A “desobediência inteligente” num cão-guia

Por Helder Mestre

Os cães-guia frequentam a escola dois anos para aprender a cumprir cerca de 25 ordens. Quer isto dizer, que são treinados para obedecer. No entanto, e, paradoxalmente, a qualidade mais valiosa que um cão-guia pode ter é a inteligência para saber desobedecer em situações em que os seus utilizadores lhe dão ordens/comandos errados. Esta capacidade extraordinária em que fogem ao reflexo condicionado pavloviano, denomina-se “desobediência inteligente”. Poucos possuem o discernimento para saber desobedecer na hora H, ou seja, em momentos críticos, a fim de salvar os seus utilizadores cegos de um perigo iminente.

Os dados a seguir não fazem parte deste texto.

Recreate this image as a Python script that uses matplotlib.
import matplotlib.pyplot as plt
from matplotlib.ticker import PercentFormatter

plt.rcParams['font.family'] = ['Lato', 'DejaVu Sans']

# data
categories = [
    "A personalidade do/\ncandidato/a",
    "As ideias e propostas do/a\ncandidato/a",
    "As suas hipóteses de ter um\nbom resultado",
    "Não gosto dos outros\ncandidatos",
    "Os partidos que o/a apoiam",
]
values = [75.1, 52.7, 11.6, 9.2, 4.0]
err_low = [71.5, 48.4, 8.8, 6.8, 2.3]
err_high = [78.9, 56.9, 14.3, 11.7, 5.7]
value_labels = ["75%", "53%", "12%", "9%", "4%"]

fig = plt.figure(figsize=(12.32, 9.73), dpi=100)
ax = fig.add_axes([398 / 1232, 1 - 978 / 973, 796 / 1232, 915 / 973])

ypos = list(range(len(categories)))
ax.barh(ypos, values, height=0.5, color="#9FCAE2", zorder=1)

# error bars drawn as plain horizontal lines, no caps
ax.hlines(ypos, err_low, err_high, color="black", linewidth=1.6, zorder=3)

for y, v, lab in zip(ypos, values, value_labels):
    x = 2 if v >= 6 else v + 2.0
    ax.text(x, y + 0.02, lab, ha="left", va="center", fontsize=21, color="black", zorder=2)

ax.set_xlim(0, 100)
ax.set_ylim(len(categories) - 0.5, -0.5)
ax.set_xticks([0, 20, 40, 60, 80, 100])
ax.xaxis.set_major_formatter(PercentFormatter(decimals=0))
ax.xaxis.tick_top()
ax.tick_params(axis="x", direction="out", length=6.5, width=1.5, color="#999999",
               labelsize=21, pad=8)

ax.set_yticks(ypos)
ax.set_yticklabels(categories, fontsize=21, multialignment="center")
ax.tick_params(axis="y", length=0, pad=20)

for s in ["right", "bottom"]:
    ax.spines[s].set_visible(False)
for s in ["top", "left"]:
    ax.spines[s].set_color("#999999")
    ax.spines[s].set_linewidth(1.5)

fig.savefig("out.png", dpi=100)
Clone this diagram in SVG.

Estes seres luminosos aprendem a desviar o cego dos obstáculos. Sabem o que é a esquerda e a direita; sabem voltar para trás para a direita e para a esquerda; sabem descer as escadas como ninguém, parando no princípio dos degraus e não deixando avançar o cego; sabem encontrar uma passadeira; sabem o que é um passeio; sabem localizar uma caixa multibanco; sabem encontrar uma farmácia (pelo cheiro característico das mesmas) etc.

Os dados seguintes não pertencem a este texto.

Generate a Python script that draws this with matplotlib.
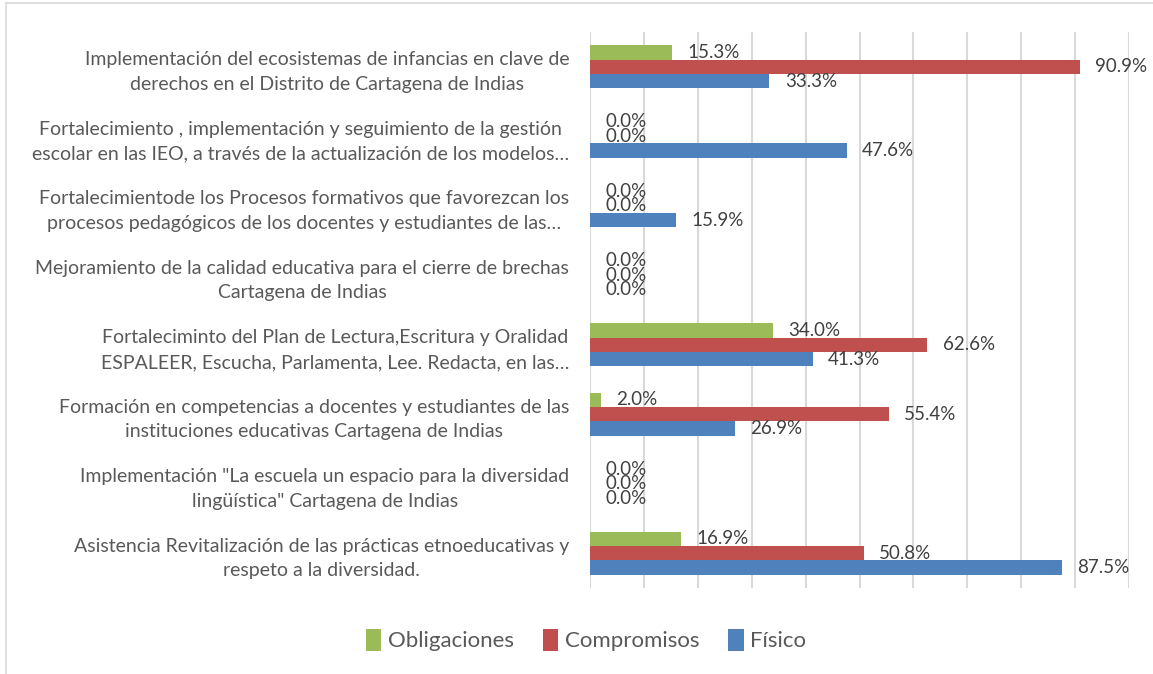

O Uolly é um cão-guia que tem esta capacidade. Descobri este facto em alguns casos que narrarei, seguidamente. Certa vez, em Sines, a minha terra e onde vivo, estava na Avenida General Humberto Delgado, numa passadeira transversal à entrada de uma pastelaria, devido a uma grande ventania, ouvia-se muito mal. Disse ao Uolly para ele buscar linhas (buscar linhas significa encontrar uma passadeira) à direita e avançar e ele não obedeceu. Deitou-se ao comprido no passeio e não avançou. E porque não obedeceu e não avançou? Obtive a resposta, quando passou, mesmo junto a mim, uma moto a alta velocidade! Noutra situação, no Largo dos Penedos, quando íamos entrar na Rua Miguel Bombarda, aquela que vai dar à Igreja Matriz de Sines, junto ao castelo, pedi ao Uolly: «Uolly, vá, busca rua, em frente!», o Uolly, em vez de entrar nessa rua, desviou-se para a direita levando-me para trás da parede e deitando-se, impediu-me de avançar. E eu insistia: «Então, Uolly?! Não avanças porquê?!» Rapidamente, tive a resposta, quando nos apareceu um carro em sentido contrário, vindo de baixo para cima, em direção ao Largo dos Penedos! Também havia muito vento, o que prejudica bastante a audição de um indivíduo cego, mas o cão com um ouvido sublime, conseguiu ouvir o carro ainda no princípio da rua e já não avançou! Ou seja, isto sucedeu, mesmo não conseguindo ver o carro, devido ao seu baixo campo de gravidade (baixa estatura) e consequente pequeno campo visual.

Fotografia: dupla Helder Mestre/Uolly.

Uolly: é um cão-guia, labrador preto, nascido em abril de 2012; fez a sua formação, ao longo de dois anos, numa escola de cães-guia, com o educador V. C.; esteve em Coimbra, com uma família de acolhimento, onde ficou durante os fins de semana, e onde aprendeu as primeiras formas de socialização.